The Daily Item, Sunbury, PA

Community News Network

November 22, 2012

9 questions about Israel-Gaza you were too embarrassed to ask

(Continued)

WASHINGTON —

3. Who is Hamas, and why do they hate Israel?

Hamas is an Islamist militant group based in Gaza, where it won a 2006 U.S.-backed election. The United States and other countries designate it as a terrorist group. It formed in 1987 as a "resistance" group, pledging to destroy Israel and replace it with an all-Palestinian state. It has since significantly softened its demands to an independent Palestinian state along the 1967 borders (more on this later), but it still does not formally recognize Israel as a legitimate country and still commits violent acts against Israeli troops and civilians. It also provides a number of important social services in Gaza.

4. Got it. So I see that Israel and Hamas are fighting. Who started it?

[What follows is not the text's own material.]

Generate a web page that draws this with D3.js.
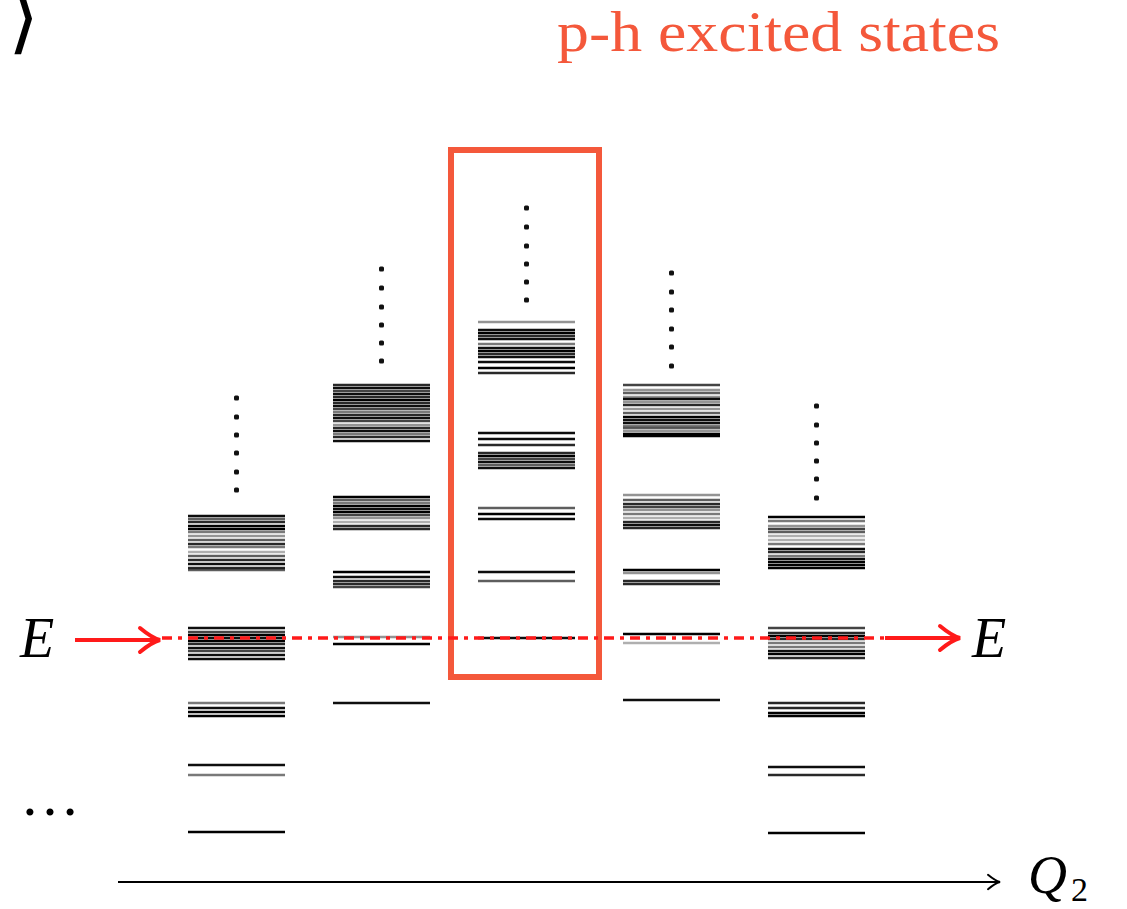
<!DOCTYPE html>
<html>
<head>
<meta charset="utf-8">
<script src="https://cdn.jsdelivr.net/npm/d3@7"></script>
<style>
  body { margin: 0; background: #fff; }
  svg text { font-family: "Liberation Serif", "DejaVu Serif", serif; }
</style>
</head>
<body>
<div id="chart"></div>
<script>
// columns along Q2, energies in arbitrary units, s = line strength (0..1)
const columns = ["q1", "q2", "q3", "q4", "q5"];

const levels1 = [
  [33.4, .9], [33.1, .6], [32.8, .8], [32.4, 1], [32.1, 1], [31.8, .5], [31.4, .4], [31.0, .6],
  [30.6, .8], [30.3, .5], [29.8, .3], [29.4, .6], [29.0, .8], [28.6, .9], [28.2, .8], [28.0, .6],
  [22.2, .9], [21.8, .7], [21.5, 1], [21.2, .9], [20.9, 1], [20.6, .8], [20.2, .9], [19.9, .7],
  [19.5, .9], [19.1, .9],
  [14.7, .5], [14.2, .9], [13.8, 1], [13.4, 1],
  [8.5, .9], [7.5, .5],
  [1.8, 1]
];
const levels2 = [
  [46.5, .8], [46.2, .9], [45.9, .7], [45.6, .9], [45.3, .8], [45.0, 1], [44.7, .8], [44.4, .9],
  [44.1, .7], [43.8, .5], [43.5, .8], [43.2, .9], [42.9, .7], [42.5, .4], [42.2, .8], [41.9, .9],
  [41.6, .5], [41.3, .8], [40.9, .9],
  [35.3, 1], [35.0, .6], [34.7, .5], [34.4, 1], [34.1, .9], [33.8, 1], [33.5, .7], [33.2, .4],
  [32.8, .3], [32.4, .8], [32.1, .8],
  [27.8, 1], [27.3, .9], [26.9, .8], [26.6, .8], [26.3, .7],
  [21.3, .4], [20.6, 1],
  [14.7, .9]
];
const levels3 = [
  [52.8, .4], [52.0, .9], [51.7, 1], [51.4, .8], [51.1, .9], [50.6, .5], [50.2, .9], [49.9, 1],
  [49.6, .8], [49.3, .9], [48.8, .9], [48.2, 1], [47.7, .8],
  [41.7, .9], [41.1, .9], [40.5, .8], [39.7, .8], [39.4, 1], [39.1, .7], [38.8, .9], [38.5, .6],
  [38.2, .9],
  [34.2, .6], [33.6, 1], [33.1, .9],
  [27.8, .9], [26.9, .6],
  [21.2, .9]
];
const levels4 = [
  [46.5, .7], [46.0, .4], [45.7, .6], [45.3, .4], [45.1, .9], [44.8, .4], [44.5, .8], [44.1, .4],
  [43.7, .6], [43.3, 1], [43.0, .9], [42.7, .9], [42.4, .5], [42.2, .6], [41.9, .4], [41.6, 1],
  [41.4, 1],
  [35.5, .4], [35.0, .6], [34.6, .8], [34.3, .7], [34.0, .4], [33.6, .5], [33.2, .3], [32.8, .8],
  [32.5, .9], [32.2, .8],
  [28.0, 1], [27.7, .4], [26.9, .8], [26.6, .8],
  [21.6, 1], [20.7, .3],
  [15.0, .9]
];
const levels5 = [
  [33.3, 1], [32.9, .5], [32.4, .4], [32.1, .7], [31.8, .6], [31.4, .3], [31.0, .3], [30.6, .5],
  [30.1, .9], [29.8, .8], [29.4, .5], [29.1, .9], [28.8, 1], [28.5, 1], [28.2, 1],
  [22.2, .7], [21.7, .8], [21.4, 1], [21.1, .8], [20.7, .5], [20.3, .5], [19.9, .9], [19.6, 1],
  [19.2, .8],
  [14.7, .8], [14.2, .8], [13.7, 1], [13.4, 1],
  [8.3, .9], [7.5, .8],
  [1.7, 1]
];
const allLevels = [levels1, levels2, levels3, levels4, levels5];

// "more states" dots above each column
const dots1 = [45.2, 43.3, 41.5, 39.7, 37.8, 36.0];
const dots2 = [58.1, 56.2, 54.3, 52.5, 50.7, 48.9];
const dots3 = [64.2, 62.3, 60.4, 58.6, 56.8, 55.0];
const dots4 = [57.7, 55.8, 54.0, 52.1, 50.3, 48.4];
const dots5 = [44.4, 42.5, 40.7, 38.9, 37.1, 35.2];
const allDots = [dots1, dots2, dots3, dots4, dots5];

const energyE = 21.2;          // the energy E
const highlight = {col: "q3", top: 70, bottom: 17.3};
const title = "p-h excited states";

const W = 1127, H = 909;
const red = "#ff1a1a", boxRed = "#f4583b";

const svg = d3.select("#chart").append("svg")
  .attr("width", W).attr("height", H);

const x = d3.scaleBand().domain(columns).range([188, 865]).paddingInner(0.331).paddingOuter(0);
const y = d3.scaleLinear().domain([0, 70]).range([850, 150]);

// energy levels
columns.forEach((c, i) => {
  svg.append("g").selectAll("line")
    .data(allLevels[i])
    .join("line")
    .attr("x1", x(c)).attr("x2", x(c) + x.bandwidth())
    .attr("y1", d => y(d[0])).attr("y2", d => y(d[0]))
    .attr("stroke", "#000")
    .attr("stroke-opacity", d => Math.min(1, d[1] * 1.05))
    .attr("stroke-width", 2.7);

  svg.append("g").selectAll("rect")
    .data(allDots[i])
    .join("rect")
    .attr("x", x(c) + x.bandwidth() / 2 - 2.5)
    .attr("y", d => y(d) - 2.5)
    .attr("width", 5).attr("height", 5)
    .attr("rx", 1.5)
    .attr("fill", "#111");
});

// highlight box
svg.append("rect")
  .attr("x", x(highlight.col) - 27)
  .attr("y", y(highlight.top))
  .attr("width", x.bandwidth() + 51)
  .attr("height", y(highlight.bottom) - y(highlight.top))
  .attr("fill", "none")
  .attr("stroke", boxRed)
  .attr("stroke-width", 6);

svg.append("text")
  .attr("x", 557).attr("y", 51)
  .attr("font-size", 58)
  .attr("textLength", 443)
  .attr("lengthAdjust", "spacingAndGlyphs")
  .attr("fill", boxRed)
  .text(title);

// energy E line
const yE = y(energyE);
svg.append("line")
  .attr("x1", 162).attr("x2", 885)
  .attr("y1", yE).attr("y2", yE)
  .attr("stroke", red).attr("stroke-width", 3.5)
  .attr("stroke-dasharray", "10,6,4,6");

function arrow(x1, x2, yy, color, sw, head) {
  svg.append("line")
    .attr("x1", x1).attr("x2", x2 - 2).attr("y1", yy).attr("y2", yy)
    .attr("stroke", color).attr("stroke-width", sw);
  svg.append("path")
    .attr("d", `M${x2 - head},${yy - head * 0.6} Q${x2 - head * 0.4},${yy - head * 0.1} ${x2},${yy} Q${x2 - head * 0.4},${yy + head * 0.1} ${x2 - head},${yy + head * 0.6}`)
    .attr("fill", "none").attr("stroke", color).attr("stroke-width", sw)
    .attr("stroke-linecap", "round");
}
arrow(75, 160, yE + 2, red, 4, 20);
arrow(885, 960, yE, red, 4, 20);

svg.append("text")
  .attr("x", 20).attr("y", yE + 19)
  .attr("font-size", 56).attr("font-style", "italic")
  .text("E");
svg.append("text")
  .attr("x", 972).attr("y", yE + 19)
  .attr("font-size", 56).attr("font-style", "italic")
  .text("E");

// Q2 axis
arrow(118, 1000, 882, "#000", 2, 12);
const q = svg.append("text")
  .attr("x", 1028).attr("y", 893)
  .attr("font-size", 54).attr("font-style", "italic");
q.append("tspan").text("Q");
q.append("tspan").attr("font-size", 34).attr("font-style", "normal")
  .attr("dx", 4).attr("dy", 8).text("2");

// ellipsis and cropped ket
svg.append("text")
  .attr("x", 20).attr("y", 815)
  .attr("font-size", 60)
  .text("…");
svg.append("text")
  .attr("x", 8).attr("y", 44)
  .attr("font-size", 80)
  .attr("font-family", "DejaVu Sans")
  .attr("font-weight", 200)
  .text("⟩");
</script>
</body>
</html>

There is no simple answer to this question; the back-and-forth extends back decades (see above), so let's start with this year. Hamas regularly fires unguided rockets into nearby areas of southern Israel. Though they rarely kill Israelis, they terrorize the largely civilian neighborhoods and generally make life unpleasant. Last Wednesday, Israel launched an air strike to kill a senior Hamas military commander, which set off the series of Israeli air strikes on Gaza and significantly accelerated Hamas rocket attacks into Israel. Some analysts fear a repeat of the 2008 fighting, which escalated into a full ground war.

5. Wait, this happened before? Why is it repeating?

Yes. Operation Cast Lead (Israel's name for it) culminated in a January 2009 Israeli ground invasion of Gaza, which resulted in 13 Israeli deaths and either 1,417 or 1,166 Palestinian deaths, depending on Palestinian or Israeli sources. Some analysts describe Israel's strategy toward Hamas as "mowing the grass": instead of finding a long-term solution, in this thinking, Israel would attack Gaza every few years or so to cut down their ability to terrorize Israelis. Hamas, for its part, does not seem to have changed strategies either.